INSTRUCTION
The data below should be restated word for word, with every picture omitted.

DATA EXTRACT

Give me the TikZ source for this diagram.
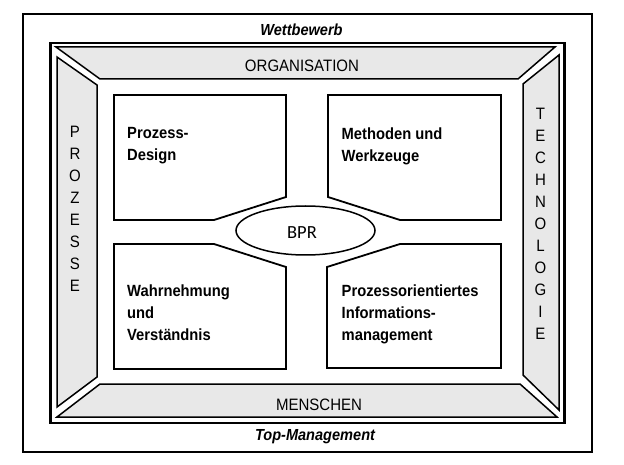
\documentclass[tikz,border=0pt]{standalone}
\usepackage{fontspec}
\usetikzlibrary{shapes.geometric}
\setmainfont[FakeStretch=0.91]{Liberation Sans}
\newfontfamily\bprfont{Carlito}
\begin{document}
\begin{tikzpicture}[x=1pt,y=-1pt,
  band/.style={draw=black,line width=1.5pt,fill=black!9,line join=miter},
  field/.style={draw=black,line width=1.8pt,fill=white,line join=miter},
  boxtext/.style={anchor=north west,inner sep=0pt,align=left,font=\bfseries\fontsize{16.2}{22}\selectfont},
  bandtext/.style={inner sep=0pt,font=\fontsize{16.5}{22}\selectfont},
  vtext/.style={anchor=north,inner sep=0pt,align=center,font=\fontsize{16.5}{22}\selectfont},
  frametext/.style={inner sep=0pt,font=\bfseries\itshape\fontsize{16}{17}\selectfont}]
\useasboundingbox (0,0) rectangle (624,465);
% frames
\draw[line width=2pt] (22.5,14.5) rectangle (591.5,451.5);
\draw[line width=2.6pt] (50.5,43) rectangle (564.5,423);
% bands
\draw[band] (56,47) -- (555,47) -- (518,79) -- (100,79) -- cycle;
\draw[band] (559,55) -- (559,410) -- (523,375) -- (523,84) -- cycle;
\draw[band] (57,417) -- (557,417) -- (520,384) -- (100,384) -- cycle;
\draw[band] (57,57) -- (97,85) -- (97,377) -- (57,407) -- cycle;
% fields
\draw[field] (114,95) -- (286,95) -- (286,197) -- (214,220) -- (114,220) -- cycle;
\draw[field] (328,95) -- (501,95) -- (501,220) -- (400,220) -- (328,197) -- cycle;
\draw[field] (114,244) -- (214,244) -- (286,267) -- (286,369) -- (114,369) -- cycle;
\draw[field] (400,244) -- (501,244) -- (501,368) -- (327,368) -- (327,267) -- cycle;
% ellipse
\node[draw=black,line width=1.5pt,ellipse,minimum width=139pt,minimum height=49pt,inner sep=0pt] (bpr) at (305.5,230.5) {};
\node[inner sep=0pt,font=\bprfont\fontsize{18.5}{20}\selectfont] (bprt) at (302,232.5) {BPR};
% texts
\node[boxtext] (t1) at (127,127.5) {Prozess-\\Design};
\node[boxtext] (t2) at (341.5,128) {Methoden und\\Werkzeuge};
\node[boxtext] (t3) at (127,285) {Wahrnehmung\\und\\Verständnis};
\node[boxtext] (t4) at (341.5,285) {Prozessorientiertes\\Informations-\\management};
\node[bandtext] (org) at (302,65.5) {ORGANISATION};
\node[bandtext] (men) at (319,404.5) {MENSCHEN};
\node[vtext] (pro) at (75,126) {P\\R\\O\\Z\\E\\S\\S\\E};
\node[vtext] (tec) at (540.5,108) {T\\E\\C\\H\\N\\O\\L\\O\\G\\I\\E};
\node[frametext] (wet) at (301.5,29.5) {Wettbewerb};
\node[frametext] (top) at (315,437) {Top-Management};
\end{tikzpicture}
\end{document}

COMPLETED TASK
Give me the TikZ source for this diagram.
\documentclass[tikz,border=0pt]{standalone}
\usepackage{fontspec}
\usetikzlibrary{shapes.geometric}
\setmainfont[FakeStretch=0.91]{Liberation Sans}
\newfontfamily\bprfont{Carlito}
\begin{document}
\begin{tikzpicture}[x=1pt,y=-1pt,
  band/.style={draw=black,line width=1.5pt,fill=black!9,line join=miter},
  field/.style={draw=black,line width=1.8pt,fill=white,line join=miter},
  boxtext/.style={anchor=north west,inner sep=0pt,align=left,font=\bfseries\fontsize{16.2}{22}\selectfont},
  bandtext/.style={inner sep=0pt,font=\fontsize{16.5}{22}\selectfont},
  vtext/.style={anchor=north,inner sep=0pt,align=center,font=\fontsize{16.5}{22}\selectfont},
  frametext/.style={inner sep=0pt,font=\bfseries\itshape\fontsize{16}{17}\selectfont}]
\useasboundingbox (0,0) rectangle (624,465);
% frames
\draw[line width=2pt] (22.5,14.5) rectangle (591.5,451.5);
\draw[line width=2.6pt] (50.5,43) rectangle (564.5,423);
% bands
\draw[band] (56,47) -- (555,47) -- (518,79) -- (100,79) -- cycle;
\draw[band] (559,55) -- (559,410) -- (523,375) -- (523,84) -- cycle;
\draw[band] (57,417) -- (557,417) -- (520,384) -- (100,384) -- cycle;
\draw[band] (57,57) -- (97,85) -- (97,377) -- (57,407) -- cycle;
% fields
\draw[field] (114,95) -- (286,95) -- (286,197) -- (214,220) -- (114,220) -- cycle;
\draw[field] (328,95) -- (501,95) -- (501,220) -- (400,220) -- (328,197) -- cycle;
\draw[field] (114,244) -- (214,244) -- (286,267) -- (286,369) -- (114,369) -- cycle;
\draw[field] (400,244) -- (501,244) -- (501,368) -- (327,368) -- (327,267) -- cycle;
% ellipse
\node[draw=black,line width=1.5pt,ellipse,minimum width=139pt,minimum height=49pt,inner sep=0pt] (bpr) at (305.5,230.5) {};
\node[inner sep=0pt,font=\bprfont\fontsize{18.5}{20}\selectfont] (bprt) at (302,232.5) {BPR};
% texts
\node[boxtext] (t1) at (127,127.5) {Prozess-\\Design};
\node[boxtext] (t2) at (341.5,128) {Methoden und\\Werkzeuge};
\node[boxtext] (t3) at (127,285) {Wahrnehmung\\und\\Verständnis};
\node[boxtext] (t4) at (341.5,285) {Prozessorientiertes\\Informations-\\management};
\node[bandtext] (org) at (302,65.5) {ORGANISATION};
\node[bandtext] (men) at (319,404.5) {MENSCHEN};
\node[vtext] (pro) at (75,126) {P\\R\\O\\Z\\E\\S\\S\\E};
\node[vtext] (tec) at (540.5,108) {T\\E\\C\\H\\N\\O\\L\\O\\G\\I\\E};
\node[frametext] (wet) at (301.5,29.5) {Wettbewerb};
\node[frametext] (top) at (315,437) {Top-Management};
\end{tikzpicture}
\end{document}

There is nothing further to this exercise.